_Problem statement_
Quote the records that follow in full and exactly; leave out the pictures.

╔══

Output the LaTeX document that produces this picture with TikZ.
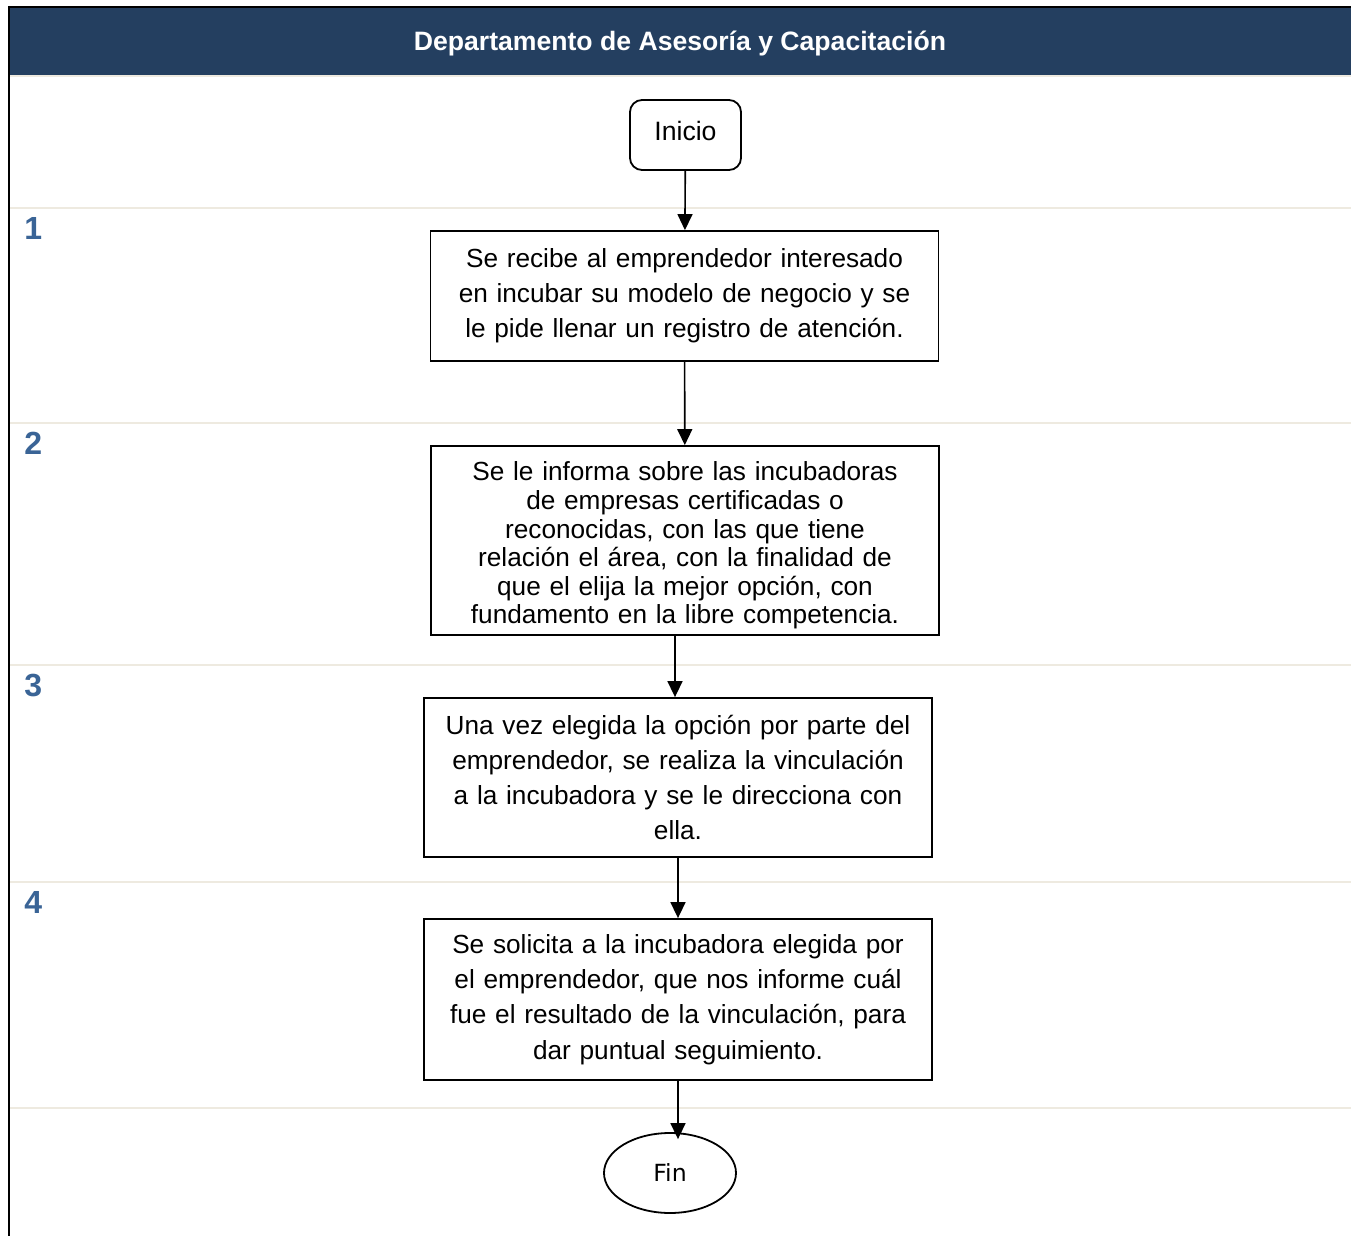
\documentclass[tikz,border=0pt]{standalone}
\usepackage{fontspec}
\setmainfont{Liberation Sans}
\newfontfamily\finfont{DejaVu Sans}
\usetikzlibrary{shapes.geometric,arrows.meta}
\definecolor{deptblue}{HTML}{243F60}
\definecolor{lanelight}{HTML}{EEEAE0}
\definecolor{stepblue}{HTML}{3A6496}

\begin{document}
\begin{tikzpicture}[
    x=0.5pt, y=-0.5pt,
    stepbox/.style={rectangle, draw=black, line width=0.9pt, text width=240pt, align=center, inner xsep=7pt, inner ysep=0pt, font=\fontsize{13.1}{17.6}\selectfont},
    startbox/.style={rectangle, rounded corners=6pt, draw, line width=0.9pt, minimum width=55.5pt, minimum height=35pt, text depth=4pt, font=\fontsize{13.3}{16}\selectfont},
    endbox/.style={ellipse, draw, line width=0.9pt, minimum width=66pt, minimum height=40pt, inner sep=0pt, font=\finfont\fontsize{11.8}{14}\selectfont},
    arrow/.style={draw, line width=0.8pt, -{Triangle[length=8pt,width=7.5pt]}},
    lane/.style={draw=lanelight, line width=1pt},
    stepnum/.style={anchor=west, inner sep=0pt, text=stepblue, font=\bfseries\fontsize{16}{18}\selectfont}
]
\useasboundingbox (0,0) rectangle (1351,1236);

% header band
\fill[deptblue] (9,7) rectangle (1351,75);
\draw[line width=1pt] (8,7) -- (1351,7);
\draw[line width=1pt] (9,6) -- (9,1236);
\node[text=white, font=\bfseries\fontsize{13.3}{16}\selectfont] (header) at (680,44) {Departamento de Asesoría y Capacitación};

% lanes
\foreach \y in {76,208,423,665,882,1108}
    \draw[lane] (10,\y) -- (1351,\y);
\foreach \n/\y in {1/228,2/443,3/686,4/902}
    \node[stepnum] (num\n) at (24,\y) {\n};

% flow
\node[startbox] (inicio) at (685.5,135) {Inicio};
\node[stepbox, minimum height=65pt] (recibe) at (684.5,296) {Se recibe al emprendedor interesado\\ en incubar su modelo de negocio y se\\ le pide llenar un registro de atención.};
\node[stepbox, minimum height=94.5pt, font=\fontsize{13.1}{14.3}\selectfont] (informa) at (685,540.5) {\rule{0pt}{14.6pt}Se le informa sobre las incubadoras\\ de empresas certificadas o\\ reconocidas, con las que tiene\\ relación el área, con la finalidad de\\ que el elija la mejor opción, con\\ fundamento en la libre competencia.};
\node[stepbox, minimum height=79.5pt] (vincula) at (678,777.5) {Una vez elegida la opción por parte del\\ emprendedor, se realiza la vinculación\\ a la incubadora y se le direcciona con\\ ella.};
\node[stepbox, minimum height=80.5pt] (solicita) at (678,999.5) {Se solicita a la incubadora elegida por\\ el emprendedor, que nos informe cuál\\ fue el resultado de la vinculación, para\\ dar puntual seguimiento.};
\node[endbox] (fin) at (670,1173) {Fin};

\draw[arrow] (inicio) -- (recibe);
\draw[arrow] (recibe) -- (informa);
\draw[arrow] ([xshift=-1.5pt]informa.south -| vincula.north) -- ([xshift=-1.5pt]vincula.north);
\draw[arrow] (vincula) -- (solicita);
\draw[arrow, shorten >=-3.5pt] (solicita.south) -- (solicita.south |- fin.north);

\end{tikzpicture}
\end{document}
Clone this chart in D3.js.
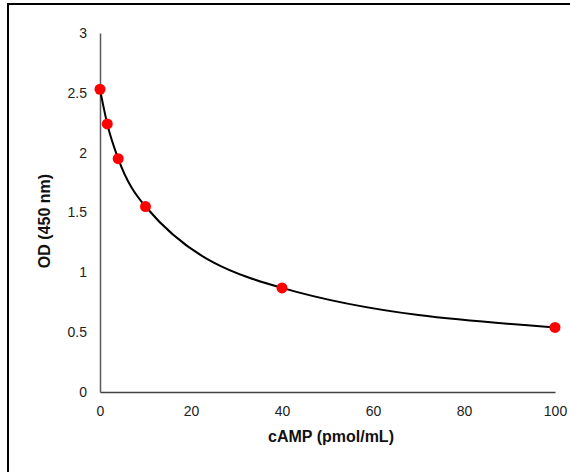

╚══

_Result of the exercise_
Output the LaTeX document that produces this picture with TikZ.
\documentclass[tikz,border=0pt]{standalone}
\usepackage{fontspec}
\setmainfont{Liberation Sans}
\newfontfamily\finfont{DejaVu Sans}
\usetikzlibrary{shapes.geometric,arrows.meta}
\definecolor{deptblue}{HTML}{243F60}
\definecolor{lanelight}{HTML}{EEEAE0}
\definecolor{stepblue}{HTML}{3A6496}

\begin{document}
\begin{tikzpicture}[
    x=0.5pt, y=-0.5pt,
    stepbox/.style={rectangle, draw=black, line width=0.9pt, text width=240pt, align=center, inner xsep=7pt, inner ysep=0pt, font=\fontsize{13.1}{17.6}\selectfont},
    startbox/.style={rectangle, rounded corners=6pt, draw, line width=0.9pt, minimum width=55.5pt, minimum height=35pt, text depth=4pt, font=\fontsize{13.3}{16}\selectfont},
    endbox/.style={ellipse, draw, line width=0.9pt, minimum width=66pt, minimum height=40pt, inner sep=0pt, font=\finfont\fontsize{11.8}{14}\selectfont},
    arrow/.style={draw, line width=0.8pt, -{Triangle[length=8pt,width=7.5pt]}},
    lane/.style={draw=lanelight, line width=1pt},
    stepnum/.style={anchor=west, inner sep=0pt, text=stepblue, font=\bfseries\fontsize{16}{18}\selectfont}
]
\useasboundingbox (0,0) rectangle (1351,1236);

% header band
\fill[deptblue] (9,7) rectangle (1351,75);
\draw[line width=1pt] (8,7) -- (1351,7);
\draw[line width=1pt] (9,6) -- (9,1236);
\node[text=white, font=\bfseries\fontsize{13.3}{16}\selectfont] (header) at (680,44) {Departamento de Asesoría y Capacitación};

% lanes
\foreach \y in {76,208,423,665,882,1108}
    \draw[lane] (10,\y) -- (1351,\y);
\foreach \n/\y in {1/228,2/443,3/686,4/902}
    \node[stepnum] (num\n) at (24,\y) {\n};

% flow
\node[startbox] (inicio) at (685.5,135) {Inicio};
\node[stepbox, minimum height=65pt] (recibe) at (684.5,296) {Se recibe al emprendedor interesado\\ en incubar su modelo de negocio y se\\ le pide llenar un registro de atención.};
\node[stepbox, minimum height=94.5pt, font=\fontsize{13.1}{14.3}\selectfont] (informa) at (685,540.5) {\rule{0pt}{14.6pt}Se le informa sobre las incubadoras\\ de empresas certificadas o\\ reconocidas, con las que tiene\\ relación el área, con la finalidad de\\ que el elija la mejor opción, con\\ fundamento en la libre competencia.};
\node[stepbox, minimum height=79.5pt] (vincula) at (678,777.5) {Una vez elegida la opción por parte del\\ emprendedor, se realiza la vinculación\\ a la incubadora y se le direcciona con\\ ella.};
\node[stepbox, minimum height=80.5pt] (solicita) at (678,999.5) {Se solicita a la incubadora elegida por\\ el emprendedor, que nos informe cuál\\ fue el resultado de la vinculación, para\\ dar puntual seguimiento.};
\node[endbox] (fin) at (670,1173) {Fin};

\draw[arrow] (inicio) -- (recibe);
\draw[arrow] (recibe) -- (informa);
\draw[arrow] ([xshift=-1.5pt]informa.south -| vincula.north) -- ([xshift=-1.5pt]vincula.north);
\draw[arrow] (vincula) -- (solicita);
\draw[arrow, shorten >=-3.5pt] (solicita.south) -- (solicita.south |- fin.north);

\end{tikzpicture}
\end{document}
Clone this chart in D3.js.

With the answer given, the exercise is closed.